Among the most high-profile speakers at this weekend’s Doha Forum in the Qatari capital are Tucker Carlson, his business partner Neil Patel and investor Omeed Malik — a lineup raising eyebrows given Carlson’s recent track record of credulously hosting antisemitic and Holocaust-denying guests on his right-wing podcast.
The conference, which is partnered with a panoply of elite institutions from CNN to the Atlantic Council, will bring together Trump administration officials, ambassadors, politicians and philanthropists alongside figures who hold fringe or hostile views of Israel and U.S. Middle East policy.
The forum’s layout elevates voices aligned with Doha’s regional agenda while pairing them with Western political, philanthropic and corporate leaders — a mix that lends legitimacy to speakers with out-of-the-mainstream views.
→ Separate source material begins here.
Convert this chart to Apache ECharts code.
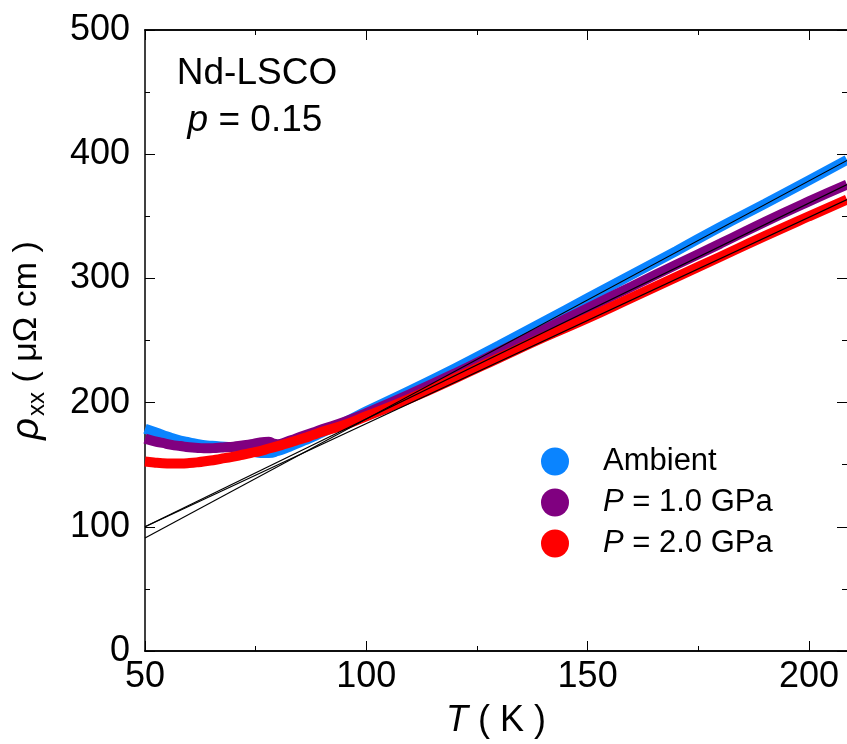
<!DOCTYPE html>
<html>
<head>
<meta charset="utf-8">
<script src="https://cdn.jsdelivr.net/npm/echarts@6/dist/echarts.min.js"></script>
<style>
html,body{margin:0;padding:0;background:#fff;}
#chart{width:847px;height:744px;}
</style>
</head>
<body>
<div id="chart"></div>
<script>
// ---- data ----
const ambientT = [50,52,54,56,58,60,62,64,66,68,70,72,74,76,78,80,82,84,86,88,90,95,100,110,120,130,140,150,160,170,180,190,200,208.6];
const ambientRho = [179,176.5,174,171.5,169.5,168,166.5,165.5,165,164.5,164,163,161,159.5,159.5,161,163.5,166.5,169.5,172.5,176,184,193,210,227.5,246,265,284,303,322,341.5,360,379,395.5];

const p1T = [50,52,54,56,58,60,62,64,66,68,70,72,74,76,78,79,80,82,84,86,88,90,95,100,110,120,130,140,150,160,170,180,190,200,208.6];
const p1Rho = [171,169,167.5,166,165,164,163.5,163.2,163.5,164,164.5,165.5,166.5,168,168.5,167,166.5,168.5,171,173.5,176,178.5,184.5,191.5,207,223.5,241,258.5,276,293.5,311,328,345.5,362,375.5];

const p2T = [50,52,54,56,58,60,62,64,66,68,70,72,74,76,78,80,82,84,86,88,90,95,100,110,120,130,140,150,160,170,180,190,200,208.6];
const p2Rho = [152.5,151.8,151.2,151,151,151.3,152,153,154,155.3,156.5,158,159.5,161,163,165,167,169.3,171.5,174,176.5,182,189,203.5,219.5,236,252.5,268,284.5,301,317.5,334,350,363.5];

const fitAmbientT = [50, 208.6];
const fitAmbientRho = [91, 395];
const fitP1T = [50, 208.6];
const fitP1Rho = [100, 375.5];
const fitP2T = [50, 208.6];
const fitP2Rho = [100, 363.4];

const seriesNames = ['Ambient', 'P = 1.0 GPa', 'P = 2.0 GPa'];

// ---- build ----
const pairs = (t, r) => t.map((v, i) => [v, r[i]]);
const FONT = '"Liberation Sans", Arial, sans-serif';
const xMin = 50, xMax = 208.6, yMin = 0, yMax = 500;

const chart = echarts.init(document.getElementById('chart'), null, {renderer: 'canvas'});

const axisLine = {show: true, lineStyle: {color: '#000', width: 1.5}};
function xAx(pos, interval, len, label, extra) {
  return Object.assign({
    type: 'value', position: pos, min: xMin, max: xMax, interval: interval,
    axisLine: axisLine,
    axisTick: {show: true, inside: true, length: len, lineStyle: {color: '#000', width: 1}},
    axisLabel: {show: label, color: '#000', fontSize: 36, fontFamily: FONT, margin: 8, showMaxLabel: false},
    splitLine: {show: false}
  }, extra || {});
}
function yAx(pos, label, extra) {
  return Object.assign({
    type: 'value', position: pos, min: yMin, max: yMax, interval: 100,
    axisLine: axisLine,
    axisTick: {show: true, inside: true, length: 10, lineStyle: {color: '#000', width: 1}},
    minorTick: {show: true, splitNumber: 2, length: 5, lineStyle: {color: '#000', width: 1}},
    axisLabel: {show: label, color: '#000', fontSize: 36, fontFamily: FONT, margin: 15},
    splitLine: {show: false}, minorSplitLine: {show: false}
  }, extra || {});
}

const option = {
  backgroundColor: '#fff',
  animation: false,
  grid: {left: 143, top: 30, right: -2, bottom: 93, containLabel: false},
  xAxis: [
    xAx('bottom', 50, 10, true, {
      name: '{i|T}{n| ( K )}', nameLocation: 'middle', nameGap: 52,
      nameTextStyle: {color: '#000', fontSize: 36, fontFamily: FONT,
        rich: {i: {fontStyle: 'italic', fontSize: 36, fontFamily: FONT, color: '#000'},
               n: {fontSize: 36, fontFamily: FONT, color: '#000'}}}
    }),
    xAx('bottom', 25, 5, false),
    xAx('top', 50, 10, false),
    xAx('top', 25, 5, false)
  ],
  yAxis: [
    yAx('left', true, {
      name: '{i|ρ}{s|xx}{n| ( μΩ cm )}', nameLocation: 'middle', nameGap: 96, nameRotate: 90,
      nameTextStyle: {color: '#000', fontSize: 34, fontFamily: FONT,
        rich: {i: {fontStyle: 'italic', fontSize: 38, fontFamily: FONT, color: '#000', lineHeight: 44, verticalAlign: 'middle'},
               s: {fontSize: 24, fontFamily: FONT, color: '#000', lineHeight: 44, verticalAlign: 'bottom', padding: [0, 0, 0, 2]},
               n: {fontSize: 34, fontFamily: FONT, color: '#000', lineHeight: 44, verticalAlign: 'middle'}}}
    }),
    yAx('right', false, {axisLine: {show: false}})
  ],
  legend: {
    orient: 'vertical', left: 536, top: 441,
    data: seriesNames, icon: 'circle', itemWidth: 28, itemHeight: 28, itemGap: 10,
    formatter: function (n) {
      if (n === 'Ambient') return '{n|Ambient}';
      return '{i|P}{n|' + n.slice(1) + '}';
    },
    textStyle: {color: '#000', fontSize: 31, fontFamily: FONT, padding: [0, 0, 0, 29],
      rich: {i: {fontStyle: 'italic', fontSize: 31, fontFamily: FONT, color: '#000'},
             n: {fontSize: 31, fontFamily: FONT, color: '#000'}}}
  },
  graphic: [
    {type: 'text', x: 257, y: 74, z: 100, style: {text: 'Nd-LSCO', fill: '#000', font: '37px ' + FONT, align: 'center', verticalAlign: 'middle'}},
    {type: 'text', x: 255, y: 121, z: 100, style: {
      text: '{i|p}{n| = 0.15}', align: 'center', verticalAlign: 'middle', fill: '#000',
      rich: {i: {fontStyle: 'italic', fontSize: 37, fontFamily: FONT, fill: '#000'},
             n: {fontSize: 37, fontFamily: FONT, fill: '#000'}}}}
  ],
  series: [
    {name: seriesNames[0], type: 'line', data: pairs(ambientT, ambientRho), showSymbol: false, smooth: true,
     color: '#0a84ff', lineStyle: {width: 10, color: '#0a84ff'}, xAxisIndex: 0, yAxisIndex: 0, z: 2},
    {name: seriesNames[1], type: 'line', data: pairs(p1T, p1Rho), showSymbol: false, smooth: true,
     color: '#800080', lineStyle: {width: 10, color: '#800080'}, xAxisIndex: 0, yAxisIndex: 0, z: 2},
    {name: seriesNames[2], type: 'line', data: pairs(p2T, p2Rho), showSymbol: false, smooth: true,
     color: '#ff0000', lineStyle: {width: 10, color: '#ff0000'}, xAxisIndex: 0, yAxisIndex: 0, z: 2},
    {name: 'fitA', type: 'line', data: pairs(fitAmbientT, fitAmbientRho), showSymbol: false,
     lineStyle: {width: 1.2, color: '#000'}, xAxisIndex: 0, yAxisIndex: 0, z: 3},
    {name: 'fitP1', type: 'line', data: pairs(fitP1T, fitP1Rho), showSymbol: false,
     lineStyle: {width: 1.2, color: '#000'}, xAxisIndex: 0, yAxisIndex: 0, z: 3},
    {name: 'fitP2', type: 'line', data: pairs(fitP2T, fitP2Rho), showSymbol: false,
     lineStyle: {width: 1.2, color: '#000'}, xAxisIndex: 0, yAxisIndex: 0, z: 3}
  ]
};
chart.setOption(option);
</script>
</body>
</html>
Carlson — who launched the Tucker Carlson Network in 2023 with co-founder and CEO Patel after being fired from Fox News — has been one of the leading right-wing voices who is “elevating antisemitic ideas on the American right,” in the characterization of conservative Washington Post columnist Jason Willick. Earlier this year, Carlson came under fire for holding a friendly interview with neo-Nazi commentator Nick Fuentes.
His interview on the Doha Forum stage on Sunday will take place in conversation with the Qatari prime minister, Sheikh Mohammed bin Abdulrahman Al Thani, an indication of his prominence at the confab.
Malik is an Iranian-American investor whose firm, 1789 Capital, was a major early backer of Carlson’s media venture. Malik is scheduled to speak alongside Donald Trump Jr., who is a partner of the company, after Carlson’s appearance.
Meanwhile, Patel will be speaking during a session called, “What Happens Now? Media Power and the Search for Truth in the Age of Distrust,” standing in stark contrast to accusations by Carlson’s critics that the podcaster often promotes unsubstantiated conspiracy theories.
Beyond the Carlson orbit, the Doha Forum speaker list includes appearances by other leading anti-Israel voices including former Iranian Foreign Minister Mohammad Javad Zarif, sanctioned U.N. special rapporteur Francesca Albanese and former Iran envoy Rob Malley, who had his security clearance suspended in 2023 amid allegations of mishandling classified information.
Those voices will be mixed with a more traditional cast of guests, including former Secretary of State Hillary Clinton, former Microsoft CEO Bill Gates, U.S. Ambassador to Turkey Tom Barrack, U.S. Ambassador to NATO Matthew Whitaker and Heritage Foundation senior fellow Victoria Coates.
The conference will feature several panels focused on Israel, including one titled “The Gaza Reckoning: Reassessing Global Responsibilities and Pathways to Peace.”